- _THE PROBLEM_: Write out every entry word for word.

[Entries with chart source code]
---------------

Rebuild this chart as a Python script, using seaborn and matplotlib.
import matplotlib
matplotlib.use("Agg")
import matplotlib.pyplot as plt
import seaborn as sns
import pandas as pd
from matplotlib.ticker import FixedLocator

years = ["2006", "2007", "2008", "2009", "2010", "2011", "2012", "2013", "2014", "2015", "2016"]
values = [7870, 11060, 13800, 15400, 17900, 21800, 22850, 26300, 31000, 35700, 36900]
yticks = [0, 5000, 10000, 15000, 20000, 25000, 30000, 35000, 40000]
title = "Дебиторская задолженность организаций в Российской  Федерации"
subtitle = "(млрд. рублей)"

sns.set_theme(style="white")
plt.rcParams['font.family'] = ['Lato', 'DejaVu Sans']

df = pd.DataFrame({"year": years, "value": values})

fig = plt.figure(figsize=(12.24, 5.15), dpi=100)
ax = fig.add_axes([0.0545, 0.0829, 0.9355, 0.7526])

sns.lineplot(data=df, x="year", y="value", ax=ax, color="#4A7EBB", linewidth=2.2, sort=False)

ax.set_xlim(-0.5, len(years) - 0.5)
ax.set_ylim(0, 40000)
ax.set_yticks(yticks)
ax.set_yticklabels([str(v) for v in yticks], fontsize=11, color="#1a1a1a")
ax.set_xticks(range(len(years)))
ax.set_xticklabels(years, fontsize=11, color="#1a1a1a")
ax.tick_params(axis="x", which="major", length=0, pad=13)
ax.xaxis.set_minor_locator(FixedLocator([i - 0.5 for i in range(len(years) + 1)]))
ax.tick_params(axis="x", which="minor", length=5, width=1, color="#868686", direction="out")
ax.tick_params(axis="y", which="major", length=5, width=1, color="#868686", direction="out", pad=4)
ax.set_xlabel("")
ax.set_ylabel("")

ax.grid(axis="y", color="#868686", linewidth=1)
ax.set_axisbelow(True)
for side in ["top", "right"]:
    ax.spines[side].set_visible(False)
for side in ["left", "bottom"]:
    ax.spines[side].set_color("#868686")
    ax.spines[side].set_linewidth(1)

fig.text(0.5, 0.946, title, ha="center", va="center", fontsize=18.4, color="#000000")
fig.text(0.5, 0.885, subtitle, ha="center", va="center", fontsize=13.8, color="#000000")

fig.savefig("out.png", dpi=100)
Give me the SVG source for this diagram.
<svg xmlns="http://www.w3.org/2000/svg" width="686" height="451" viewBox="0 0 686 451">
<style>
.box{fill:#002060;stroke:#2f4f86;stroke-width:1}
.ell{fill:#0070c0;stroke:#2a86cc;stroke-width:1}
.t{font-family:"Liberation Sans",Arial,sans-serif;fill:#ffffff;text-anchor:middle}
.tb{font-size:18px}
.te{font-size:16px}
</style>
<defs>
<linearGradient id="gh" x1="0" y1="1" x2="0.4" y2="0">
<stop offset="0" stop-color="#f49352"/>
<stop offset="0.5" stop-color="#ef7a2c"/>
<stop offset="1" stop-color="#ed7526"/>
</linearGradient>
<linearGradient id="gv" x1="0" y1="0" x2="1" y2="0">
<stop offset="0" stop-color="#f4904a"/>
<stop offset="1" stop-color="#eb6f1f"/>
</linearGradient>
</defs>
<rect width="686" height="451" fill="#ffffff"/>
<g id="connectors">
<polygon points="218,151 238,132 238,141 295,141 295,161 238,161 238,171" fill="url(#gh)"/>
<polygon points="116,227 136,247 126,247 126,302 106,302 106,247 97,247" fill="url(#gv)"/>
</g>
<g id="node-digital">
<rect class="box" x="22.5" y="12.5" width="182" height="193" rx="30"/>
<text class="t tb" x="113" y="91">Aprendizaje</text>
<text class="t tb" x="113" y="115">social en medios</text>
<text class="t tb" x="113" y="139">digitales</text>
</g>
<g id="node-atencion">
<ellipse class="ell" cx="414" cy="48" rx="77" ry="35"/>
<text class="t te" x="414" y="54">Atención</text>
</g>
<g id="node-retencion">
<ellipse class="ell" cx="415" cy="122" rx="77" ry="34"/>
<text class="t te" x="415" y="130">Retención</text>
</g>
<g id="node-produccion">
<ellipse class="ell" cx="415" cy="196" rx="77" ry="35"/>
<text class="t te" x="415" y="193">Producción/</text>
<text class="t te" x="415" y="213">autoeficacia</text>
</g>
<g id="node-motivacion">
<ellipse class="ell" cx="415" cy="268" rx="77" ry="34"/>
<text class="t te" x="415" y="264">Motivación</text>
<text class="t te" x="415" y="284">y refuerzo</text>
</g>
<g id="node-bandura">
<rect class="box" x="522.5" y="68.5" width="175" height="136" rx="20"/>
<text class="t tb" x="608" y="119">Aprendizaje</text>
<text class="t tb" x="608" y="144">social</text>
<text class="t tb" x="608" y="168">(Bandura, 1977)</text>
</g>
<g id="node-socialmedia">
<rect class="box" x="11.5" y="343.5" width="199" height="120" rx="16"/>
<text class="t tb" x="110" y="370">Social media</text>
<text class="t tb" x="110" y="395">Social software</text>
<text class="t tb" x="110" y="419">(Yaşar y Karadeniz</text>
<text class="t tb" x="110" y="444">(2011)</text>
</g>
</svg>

---------------

- _CORRECT RESPONSE_:
Rebuild this chart as a Python script, using seaborn and matplotlib.
import matplotlib
matplotlib.use("Agg")
import matplotlib.pyplot as plt
import seaborn as sns
import pandas as pd
from matplotlib.ticker import FixedLocator

years = ["2006", "2007", "2008", "2009", "2010", "2011", "2012", "2013", "2014", "2015", "2016"]
values = [7870, 11060, 13800, 15400, 17900, 21800, 22850, 26300, 31000, 35700, 36900]
yticks = [0, 5000, 10000, 15000, 20000, 25000, 30000, 35000, 40000]
title = "Дебиторская задолженность организаций в Российской  Федерации"
subtitle = "(млрд. рублей)"

sns.set_theme(style="white")
plt.rcParams['font.family'] = ['Lato', 'DejaVu Sans']

df = pd.DataFrame({"year": years, "value": values})

fig = plt.figure(figsize=(12.24, 5.15), dpi=100)
ax = fig.add_axes([0.0545, 0.0829, 0.9355, 0.7526])

sns.lineplot(data=df, x="year", y="value", ax=ax, color="#4A7EBB", linewidth=2.2, sort=False)

ax.set_xlim(-0.5, len(years) - 0.5)
ax.set_ylim(0, 40000)
ax.set_yticks(yticks)
ax.set_yticklabels([str(v) for v in yticks], fontsize=11, color="#1a1a1a")
ax.set_xticks(range(len(years)))
ax.set_xticklabels(years, fontsize=11, color="#1a1a1a")
ax.tick_params(axis="x", which="major", length=0, pad=13)
ax.xaxis.set_minor_locator(FixedLocator([i - 0.5 for i in range(len(years) + 1)]))
ax.tick_params(axis="x", which="minor", length=5, width=1, color="#868686", direction="out")
ax.tick_params(axis="y", which="major", length=5, width=1, color="#868686", direction="out", pad=4)
ax.set_xlabel("")
ax.set_ylabel("")

ax.grid(axis="y", color="#868686", linewidth=1)
ax.set_axisbelow(True)
for side in ["top", "right"]:
    ax.spines[side].set_visible(False)
for side in ["left", "bottom"]:
    ax.spines[side].set_color("#868686")
    ax.spines[side].set_linewidth(1)

fig.text(0.5, 0.946, title, ha="center", va="center", fontsize=18.4, color="#000000")
fig.text(0.5, 0.885, subtitle, ha="center", va="center", fontsize=13.8, color="#000000")

fig.savefig("out.png", dpi=100)
Give me the SVG source for this diagram.
<svg xmlns="http://www.w3.org/2000/svg" width="686" height="451" viewBox="0 0 686 451">
<style>
.box{fill:#002060;stroke:#2f4f86;stroke-width:1}
.ell{fill:#0070c0;stroke:#2a86cc;stroke-width:1}
.t{font-family:"Liberation Sans",Arial,sans-serif;fill:#ffffff;text-anchor:middle}
.tb{font-size:18px}
.te{font-size:16px}
</style>
<defs>
<linearGradient id="gh" x1="0" y1="1" x2="0.4" y2="0">
<stop offset="0" stop-color="#f49352"/>
<stop offset="0.5" stop-color="#ef7a2c"/>
<stop offset="1" stop-color="#ed7526"/>
</linearGradient>
<linearGradient id="gv" x1="0" y1="0" x2="1" y2="0">
<stop offset="0" stop-color="#f4904a"/>
<stop offset="1" stop-color="#eb6f1f"/>
</linearGradient>
</defs>
<rect width="686" height="451" fill="#ffffff"/>
<g id="connectors">
<polygon points="218,151 238,132 238,141 295,141 295,161 238,161 238,171" fill="url(#gh)"/>
<polygon points="116,227 136,247 126,247 126,302 106,302 106,247 97,247" fill="url(#gv)"/>
</g>
<g id="node-digital">
<rect class="box" x="22.5" y="12.5" width="182" height="193" rx="30"/>
<text class="t tb" x="113" y="91">Aprendizaje</text>
<text class="t tb" x="113" y="115">social en medios</text>
<text class="t tb" x="113" y="139">digitales</text>
</g>
<g id="node-atencion">
<ellipse class="ell" cx="414" cy="48" rx="77" ry="35"/>
<text class="t te" x="414" y="54">Atención</text>
</g>
<g id="node-retencion">
<ellipse class="ell" cx="415" cy="122" rx="77" ry="34"/>
<text class="t te" x="415" y="130">Retención</text>
</g>
<g id="node-produccion">
<ellipse class="ell" cx="415" cy="196" rx="77" ry="35"/>
<text class="t te" x="415" y="193">Producción/</text>
<text class="t te" x="415" y="213">autoeficacia</text>
</g>
<g id="node-motivacion">
<ellipse class="ell" cx="415" cy="268" rx="77" ry="34"/>
<text class="t te" x="415" y="264">Motivación</text>
<text class="t te" x="415" y="284">y refuerzo</text>
</g>
<g id="node-bandura">
<rect class="box" x="522.5" y="68.5" width="175" height="136" rx="20"/>
<text class="t tb" x="608" y="119">Aprendizaje</text>
<text class="t tb" x="608" y="144">social</text>
<text class="t tb" x="608" y="168">(Bandura, 1977)</text>
</g>
<g id="node-socialmedia">
<rect class="box" x="11.5" y="343.5" width="199" height="120" rx="16"/>
<text class="t tb" x="110" y="370">Social media</text>
<text class="t tb" x="110" y="395">Social software</text>
<text class="t tb" x="110" y="419">(Yaşar y Karadeniz</text>
<text class="t tb" x="110" y="444">(2011)</text>
</g>
</svg>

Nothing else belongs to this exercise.